─── PROVIDED MATERIAL

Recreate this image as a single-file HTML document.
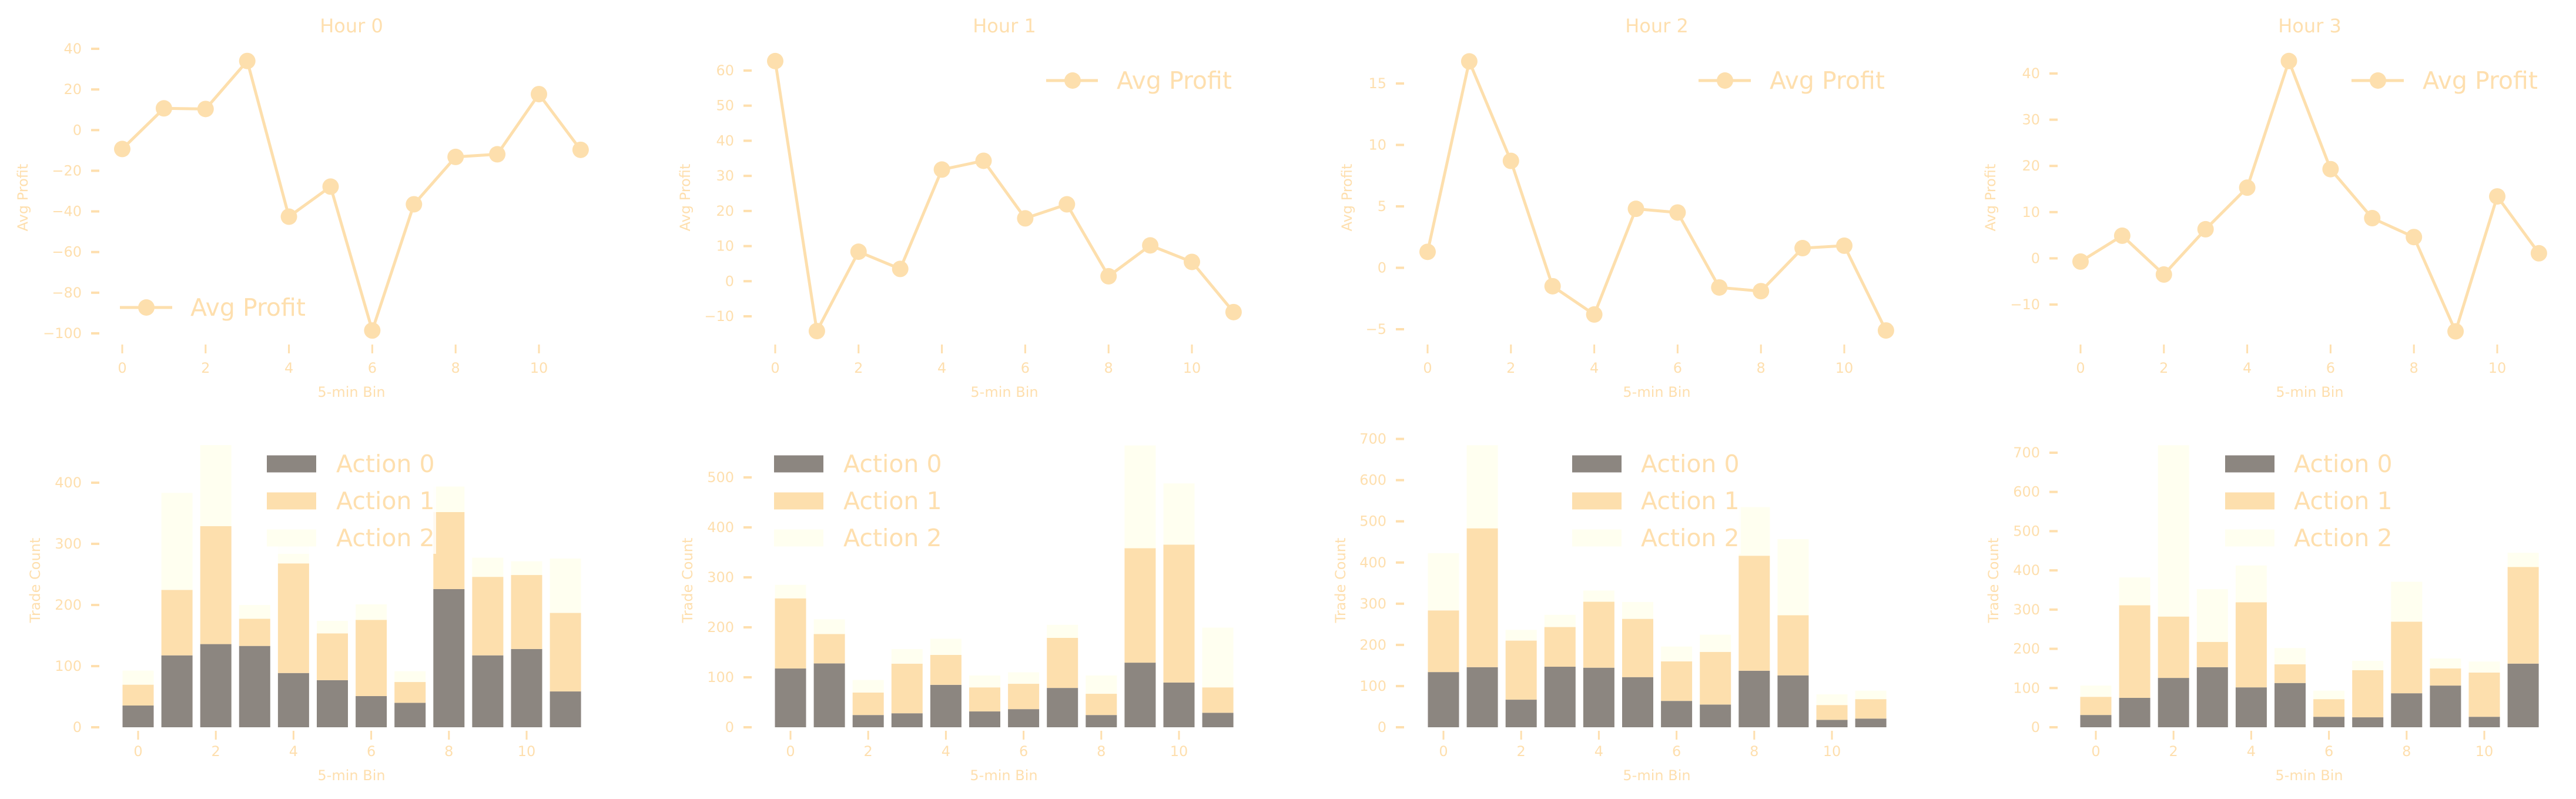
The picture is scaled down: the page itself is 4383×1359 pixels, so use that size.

──────
─── PROVIDED MATERIAL

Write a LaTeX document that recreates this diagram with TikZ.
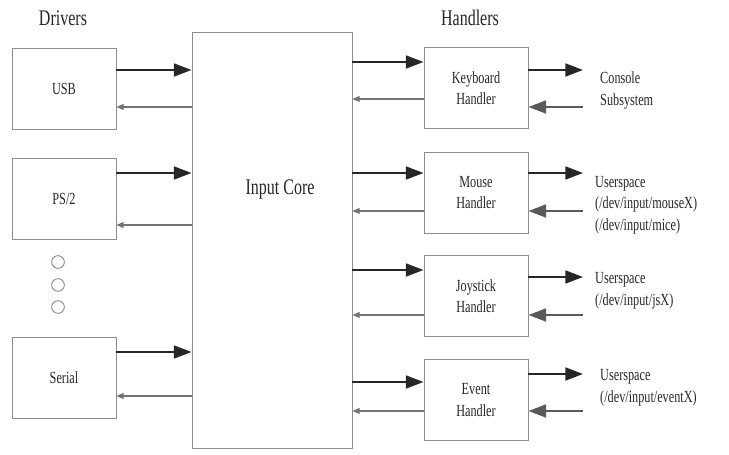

──────
─── PROVIDED MATERIAL

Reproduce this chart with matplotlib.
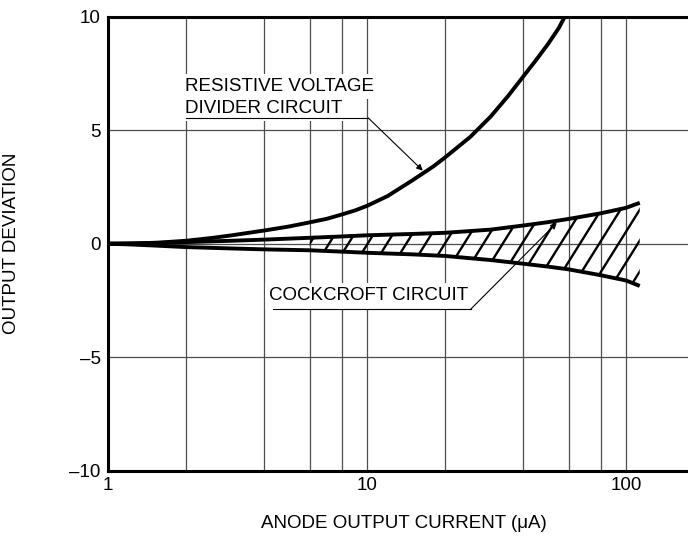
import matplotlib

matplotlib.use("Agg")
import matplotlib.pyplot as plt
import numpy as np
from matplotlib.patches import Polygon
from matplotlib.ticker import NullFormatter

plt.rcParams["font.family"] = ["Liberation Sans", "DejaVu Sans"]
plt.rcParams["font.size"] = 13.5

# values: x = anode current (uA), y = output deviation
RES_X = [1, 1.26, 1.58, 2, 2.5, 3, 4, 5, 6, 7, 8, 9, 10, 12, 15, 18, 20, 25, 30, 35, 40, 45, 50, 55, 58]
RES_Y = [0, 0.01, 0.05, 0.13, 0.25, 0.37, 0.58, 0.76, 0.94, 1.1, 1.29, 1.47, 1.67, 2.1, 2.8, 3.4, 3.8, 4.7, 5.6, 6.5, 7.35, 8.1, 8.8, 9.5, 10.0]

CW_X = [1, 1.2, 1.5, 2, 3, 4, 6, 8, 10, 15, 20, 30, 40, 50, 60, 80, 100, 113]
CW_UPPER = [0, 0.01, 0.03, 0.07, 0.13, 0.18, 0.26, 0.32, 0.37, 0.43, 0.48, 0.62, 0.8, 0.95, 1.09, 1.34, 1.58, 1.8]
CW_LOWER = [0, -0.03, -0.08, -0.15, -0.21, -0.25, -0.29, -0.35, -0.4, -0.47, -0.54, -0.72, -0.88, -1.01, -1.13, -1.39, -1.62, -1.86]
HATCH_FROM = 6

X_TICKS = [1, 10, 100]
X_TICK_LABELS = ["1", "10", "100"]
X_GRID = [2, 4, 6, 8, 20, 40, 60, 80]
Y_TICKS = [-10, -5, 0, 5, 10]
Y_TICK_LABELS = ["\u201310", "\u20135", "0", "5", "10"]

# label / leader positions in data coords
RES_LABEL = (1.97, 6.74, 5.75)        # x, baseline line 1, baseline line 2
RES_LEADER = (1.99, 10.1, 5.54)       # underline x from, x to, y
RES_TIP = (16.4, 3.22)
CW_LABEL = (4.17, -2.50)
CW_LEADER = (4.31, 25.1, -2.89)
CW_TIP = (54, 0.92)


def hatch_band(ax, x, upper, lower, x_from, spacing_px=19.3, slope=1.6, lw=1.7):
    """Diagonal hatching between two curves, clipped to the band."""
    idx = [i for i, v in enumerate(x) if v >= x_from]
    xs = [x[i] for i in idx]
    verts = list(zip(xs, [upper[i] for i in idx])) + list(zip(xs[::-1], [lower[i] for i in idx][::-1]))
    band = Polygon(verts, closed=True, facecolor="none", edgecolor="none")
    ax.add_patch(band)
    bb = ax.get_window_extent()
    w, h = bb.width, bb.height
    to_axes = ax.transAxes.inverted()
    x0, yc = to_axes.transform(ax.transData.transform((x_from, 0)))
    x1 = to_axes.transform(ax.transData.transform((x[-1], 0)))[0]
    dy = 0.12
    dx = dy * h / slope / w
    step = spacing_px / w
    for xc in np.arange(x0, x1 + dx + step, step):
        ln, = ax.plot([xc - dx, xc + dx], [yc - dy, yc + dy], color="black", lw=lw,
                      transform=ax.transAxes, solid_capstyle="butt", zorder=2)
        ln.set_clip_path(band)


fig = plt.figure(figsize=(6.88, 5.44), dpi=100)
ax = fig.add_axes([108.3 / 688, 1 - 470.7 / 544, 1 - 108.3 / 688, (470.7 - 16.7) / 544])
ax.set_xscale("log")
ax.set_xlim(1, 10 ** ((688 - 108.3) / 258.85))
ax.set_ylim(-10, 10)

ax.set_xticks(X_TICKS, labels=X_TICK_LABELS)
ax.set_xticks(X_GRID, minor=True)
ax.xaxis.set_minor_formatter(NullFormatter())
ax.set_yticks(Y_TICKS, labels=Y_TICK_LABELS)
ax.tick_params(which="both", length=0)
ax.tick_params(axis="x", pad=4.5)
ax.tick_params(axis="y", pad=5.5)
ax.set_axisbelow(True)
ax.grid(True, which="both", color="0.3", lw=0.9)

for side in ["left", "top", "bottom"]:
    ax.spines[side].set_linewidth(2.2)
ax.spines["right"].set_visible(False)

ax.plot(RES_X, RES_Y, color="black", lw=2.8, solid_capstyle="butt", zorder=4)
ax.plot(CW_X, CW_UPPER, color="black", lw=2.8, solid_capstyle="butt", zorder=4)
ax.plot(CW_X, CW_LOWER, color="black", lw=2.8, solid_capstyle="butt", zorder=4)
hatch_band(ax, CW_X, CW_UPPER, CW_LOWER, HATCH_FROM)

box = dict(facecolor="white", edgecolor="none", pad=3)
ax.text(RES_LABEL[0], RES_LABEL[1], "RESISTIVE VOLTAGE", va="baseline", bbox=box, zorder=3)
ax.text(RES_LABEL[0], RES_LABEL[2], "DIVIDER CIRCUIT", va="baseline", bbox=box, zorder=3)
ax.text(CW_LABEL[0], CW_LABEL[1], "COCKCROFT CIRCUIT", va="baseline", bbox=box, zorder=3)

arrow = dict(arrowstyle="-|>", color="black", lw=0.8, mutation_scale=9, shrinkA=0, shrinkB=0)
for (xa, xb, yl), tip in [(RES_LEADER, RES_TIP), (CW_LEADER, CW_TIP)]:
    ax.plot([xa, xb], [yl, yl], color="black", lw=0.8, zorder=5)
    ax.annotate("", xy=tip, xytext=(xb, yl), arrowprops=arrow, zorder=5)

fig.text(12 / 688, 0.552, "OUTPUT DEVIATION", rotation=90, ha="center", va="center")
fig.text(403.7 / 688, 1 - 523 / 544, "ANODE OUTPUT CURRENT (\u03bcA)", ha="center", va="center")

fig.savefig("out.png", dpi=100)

──────

* _PROMPT_: Look through the lines above and collect those with the word "chart".

* _ANSWER IN FULL_:
Reproduce this chart with matplotlib.

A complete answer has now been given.